The Democrats demanded the administration respond by 19 January by disclosing threat assessments that informed the reassignments, all communications directing agencies to provide personnel for ICE, and any internal objections raised by leadership and investigators.

Abigail Jackson, a White House spokesperson, criticized the letter in an email to the Guardian, accusing Gallego of “pander[ing] to a radical left base ahead of his doomed-to-fail presidential run”.

“The characterization of HSI’s enforcement posture is selective, incomplete, and badly out of step with the actual data. FY25 was the highest year on record for HSI criminal enforcement, with more than 46,000 criminal arrests made – the most in the agency’s history,” Jackson wrote.

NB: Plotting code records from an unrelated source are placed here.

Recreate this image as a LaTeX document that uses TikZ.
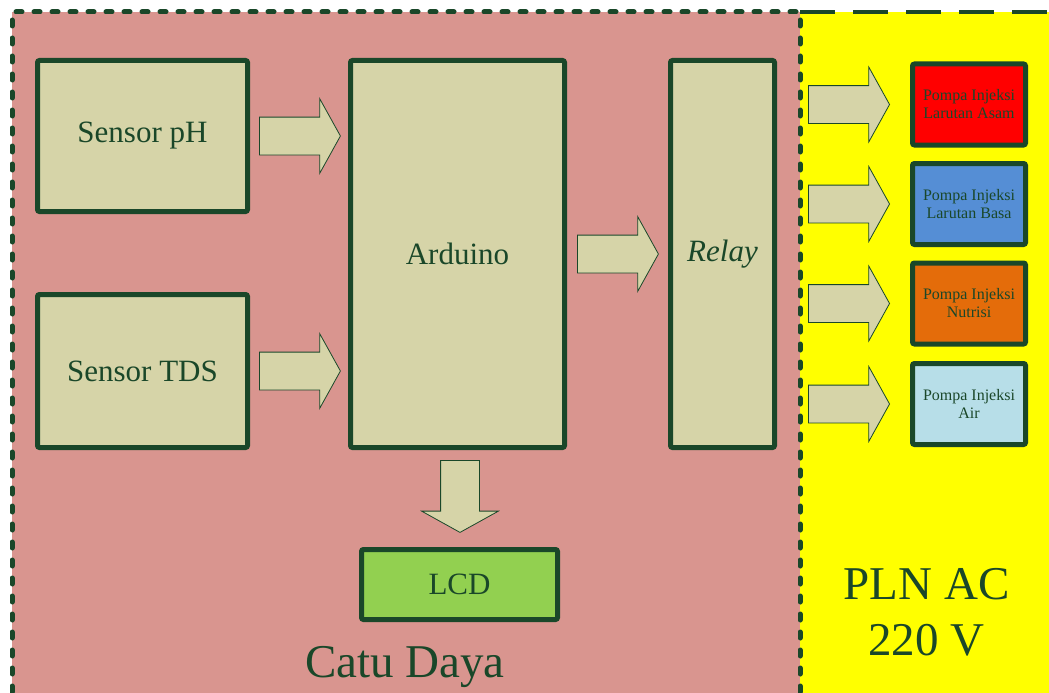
\documentclass[tikz,border=0pt]{standalone}
\usepackage{fontspec}
\setmainfont{Liberation Serif}
\usetikzlibrary{positioning,shapes.arrows,calc}
\definecolor{hijautua}{HTML}{1A4729}
\definecolor{krem}{HTML}{D6D4A8}
\definecolor{merahmuda}{HTML}{D9958F}
\definecolor{kuning}{HTML}{FFFF00}
\definecolor{merah}{HTML}{FF0000}
\definecolor{biru}{HTML}{558ED5}
\definecolor{oranye}{HTML}{E46C0A}
\definecolor{birumuda}{HTML}{B7DEE8}
\definecolor{hijaulcd}{HTML}{92D050}
\tikzset{
  % kotak blok utama
  blok/.style={draw=hijautua, fill=krem, line width=5pt, rounded corners=2pt,
               text=hijautua, inner sep=0pt, align=center,
               font=\fontsize{31}{36}\selectfont},
  % kotak pompa (sisi AC)
  pompa/.style={blok, minimum width=113pt, minimum height=81pt,
                font=\fontsize{16}{18}\selectfont},
  % panah blok
  panah/.style={single arrow, draw=hijautua, fill=krem, line width=0.8pt,
                minimum height=81pt, minimum width=0pt, inner xsep=0pt, inner ysep=18.5pt,
                single arrow head extend=18.5pt, single arrow tip angle=122},
  % batas area
  batasdc/.style={draw=hijautua, line width=5pt, line cap=round, dash pattern=on 6pt off 12pt},
  batasac/.style={draw=hijautua, line width=4pt, dash pattern=on 35pt off 18pt},
  judul/.style={text=hijautua, font=\fontsize{47}{56}\selectfont, align=center}
}
\begin{document}
\begin{tikzpicture}[x=1pt, y=-1pt]
\useasboundingbox (0,0) rectangle (1049,693);
\clip (0,0) rectangle (1049,693);

% ===== latar area =====
\fill[merahmuda] (12,12) rectangle (800,710);
\fill[kuning] (800,12) rectangle (1060,710);
\draw[batasac] (800,12) -- (1060,12);
\draw[batasdc] (12,710) -- (12,12) -- (800,12) -- (800,710);

% ===== blok sisi DC =====
\node[blok, minimum width=210pt, minimum height=151pt] (ph) at (142.5,136) {Sensor pH};
\node[blok, minimum width=210pt, minimum height=153pt] (tds) at (142.5,371) {Sensor TDS};
\node[blok, minimum width=214pt, minimum height=387pt] (ard) at (457.5,254) {Arduino};
\node[blok, minimum width=104pt, minimum height=387pt] (rel) at (722.5,254) {\textit{Relay}};
\node[blok, fill=hijaulcd, minimum width=196pt, minimum height=70pt] (lcd) at (459.5,584.5) {LCD};

\node[panah, right=9pt of ph] (p1) {};
\node[panah, right=9pt of tds] (p2) {};
\node[panah, right=10pt of ard] (p3) {};
\node[panah, rotate=-90, anchor=west, minimum height=72pt, inner ysep=19pt,
      single arrow head extend=19pt] (p4) at ($(ard.south)+(2.5pt,-10pt)$) {};

% ===== blok sisi AC =====
\node[pompa, fill=merah] (asam) at (969,104.5) {Pompa Injeksi\\Larutan Asam};
\node[pompa, fill=biru] (basa) at (969,204) {Pompa Injeksi\\Larutan Basa};
\node[pompa, fill=oranye] (nutrisi) at (969,303.5) {Pompa Injeksi\\Nutrisi};
\node[pompa, fill=birumuda] (air) at (969,404) {Pompa Injeksi\\Air};

\foreach \p in {asam,basa,nutrisi,air}
  \node[panah, left=20pt of \p] (pa-\p) {};

% ===== label area =====
\node[judul, anchor=base] (catu) at (405,677) {Catu Daya};
\node[judul] (pln) at (926.5,612) {PLN AC\\220 V};
\end{tikzpicture}
\end{document}
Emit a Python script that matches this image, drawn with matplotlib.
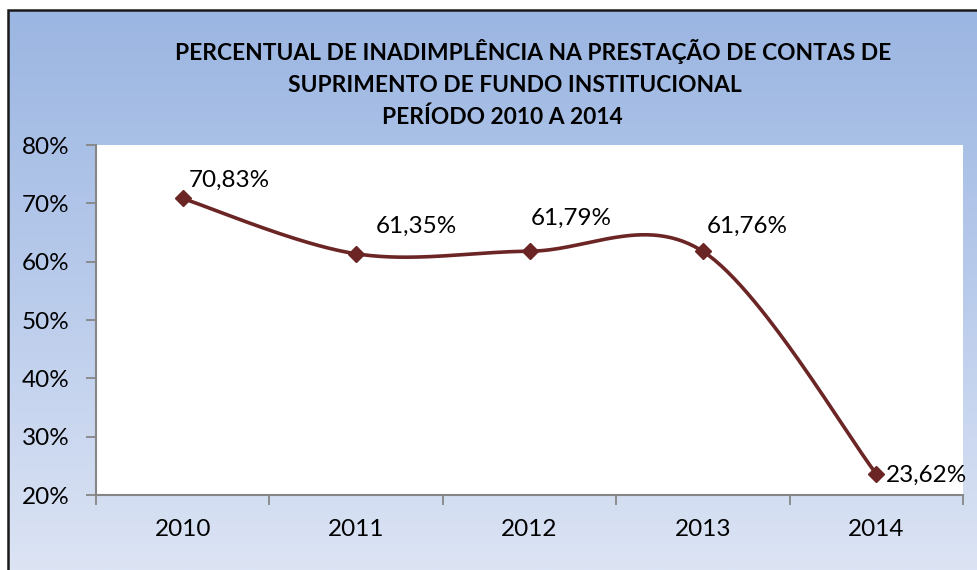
import numpy as np
import matplotlib
matplotlib.use("Agg")
import matplotlib.pyplot as plt
from matplotlib.colors import LinearSegmentedColormap
from matplotlib.patches import Rectangle

anos = ['2010', '2011', '2012', '2013', '2014']
percentual = [70.83, 61.35, 61.79, 61.76, 23.62]
rotulos = ['70,83%', '61,35%', '61,79%', '61,76%', '23,62%']
titulo = ['PERCENTUAL DE INADIMPLÊNCIA NA PRESTAÇÃO DE CONTAS DE',
          'SUPRIMENTO DE FUNDO INSTITUCIONAL',
          'PERÍODO 2010 A 2014']

# label offsets in points (dx, dy), left aligned
offsets = [(4, 13), (14, 20), (1, 24), (3, 18), (7, -1)]

plt.rcParams['font.family'] = ['Lato', 'DejaVu Sans']
line_color = '#6B2525'


def smooth(xs, ys, n=60):
    # Catmull-Rom style bezier, similar to Excel smoothed lines
    px = [xs[0]] + list(xs) + [xs[-1]]
    py = [ys[0]] + list(ys) + [ys[-1]]
    out_x, out_y = [], []
    t = np.linspace(0, 1, n)
    for i in range(1, len(xs)):
        x0, y0 = px[i], py[i]
        x3, y3 = px[i + 1], py[i + 1]
        x1 = x0 + (px[i + 1] - px[i - 1]) / 6
        y1 = y0 + (py[i + 1] - py[i - 1]) / 6
        x2 = x3 - (px[i + 2] - px[i]) / 6
        y2 = y3 - (py[i + 2] - py[i]) / 6
        bx = (1-t)**3*x0 + 3*(1-t)**2*t*x1 + 3*(1-t)*t**2*x2 + t**3*x3
        by = (1-t)**3*y0 + 3*(1-t)**2*t*y1 + 3*(1-t)*t**2*y2 + t**3*y3
        out_x.extend(bx)
        out_y.extend(by)
    return out_x, out_y


fig = plt.figure(figsize=(9.78, 5.7), dpi=100)
W, H = 978, 570

# gradient background inside the chart border
bg = fig.add_axes([0, 0, 1, 1], zorder=-10)
cmap = LinearSegmentedColormap.from_list('bg', ['#9BB6E2', '#B9CBEB', '#DCE4F4'])
grad = np.linspace(0, 1, 256).reshape(-1, 1)
bg.imshow(grad, aspect='auto', cmap=cmap, extent=[8 / W, 1, 0, 1 - 10 / H], origin='upper')
bg.set_xlim(0, 1)
bg.set_ylim(0, 1)
bg.axis('off')
bg.add_patch(Rectangle((8 / W, -0.1), 1.2, 1 - 10 / H + 0.1, fill=False,
                       edgecolor='#1A1A1A', linewidth=1.8))

ax = fig.add_axes([96 / W, 1 - 495 / H, (963 - 96) / W, (495 - 145) / H])
ax.set_facecolor('white')

x = np.arange(len(anos))
sx, sy = smooth(x, percentual)
ax.plot(sx, sy, color=line_color, linewidth=2.6, solid_capstyle='round', zorder=3)
ax.plot(x, percentual, linestyle='none', marker='D', markersize=8,
        color=line_color, zorder=4)

for i, lab in enumerate(rotulos):
    ax.annotate(lab, (x[i], percentual[i]), xytext=offsets[i], textcoords='offset points',
                ha='left', va='center', fontsize=17.5, color='black', zorder=5,
                annotation_clip=False)

ax.set_xlim(-0.5, len(anos) - 0.5)
ax.set_ylim(20, 80)
ax.set_yticks(range(20, 81, 10))
ax.set_yticklabels([f'{v}%' for v in range(20, 81, 10)], fontsize=17.5)
ax.set_xticks(x)
ax.set_xticklabels(anos, fontsize=17.5)
ax.set_xticks(np.arange(-0.5, len(anos), 1), minor=True)
ax.tick_params(axis='x', which='major', length=0, pad=17)
ax.tick_params(axis='x', which='minor', length=7, width=1.3, color='#868686')
ax.tick_params(axis='y', length=7, width=1.3, color='#868686', pad=12)

for s in ['top', 'right']:
    ax.spines[s].set_visible(False)
for s in ['left', 'bottom']:
    ax.spines[s].set_color('#868686')
    ax.spines[s].set_linewidth(1.5)

centers = [533, 515, 502]
ys = [52, 85, 117]
for txt, cx, cy in zip(titulo, centers, ys):
    fig.text(cx / W, 1 - cy / H, txt, ha='center', va='center', fontsize=16.4,
             fontweight='bold', color='black')

fig.savefig('out.png', dpi=100)
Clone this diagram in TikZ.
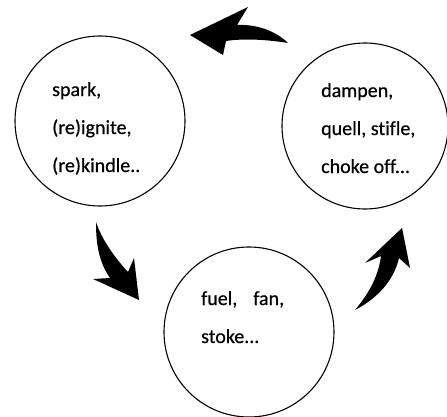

FY25 refers to the fiscal year from October 2024 through September 2025, which includes roughly four months of the Biden administration. The New York Times reporting on the HSI data found that as agents dramatically increased civil immigration arrests, narcotics arrests fell by roughly 11%, agents opened 15% fewer new investigations into narcotics crimes and the number of weapons seized declined by 73%.

Jackson declined to provide specifics on the 46,000 arrests or comment on the declines in drug arrests and gun seizures, accusing the New York Times of “cherry-picking data to advance their preferred narrative when the facts tell a much different story”.

She said Trump was keeping his promises on deportations, adding: “Any insinuation that the Trump administration isn’t successfully combating dangerous crime is false and uninformed. With narcotic seizures and human smuggling arrests up significantly, paired with a historically secure border, the Trump administration is making America safer than ever before.”

A Department of Homeland Security (DHS) spokesperson said in an email on late Tuesday after publication that Democratic senators were “ignorant of any basic understanding of how [DHS] functions”, arguing crimes such as human trafficking and terrorism have a “nexus to illegal immigration”. The spokesperson said human smuggling arrests have increased under Trump, HSI has seized more narcotics compared with the Biden administration in 2024, and that DHS was “prioritizing the worst of the worst” and undocumented people with “final removal orders”.

As of December, however, data shows that nearly 24,000 people in ICE custody do not have criminal records, compared with nearly 17,000 people who do have records.

“We are removing violent criminals and national security threats to make America safe again,” the spokesperson said.

The FBI declined to comment. The justice department and ATF did not immediately respond to requests for comment.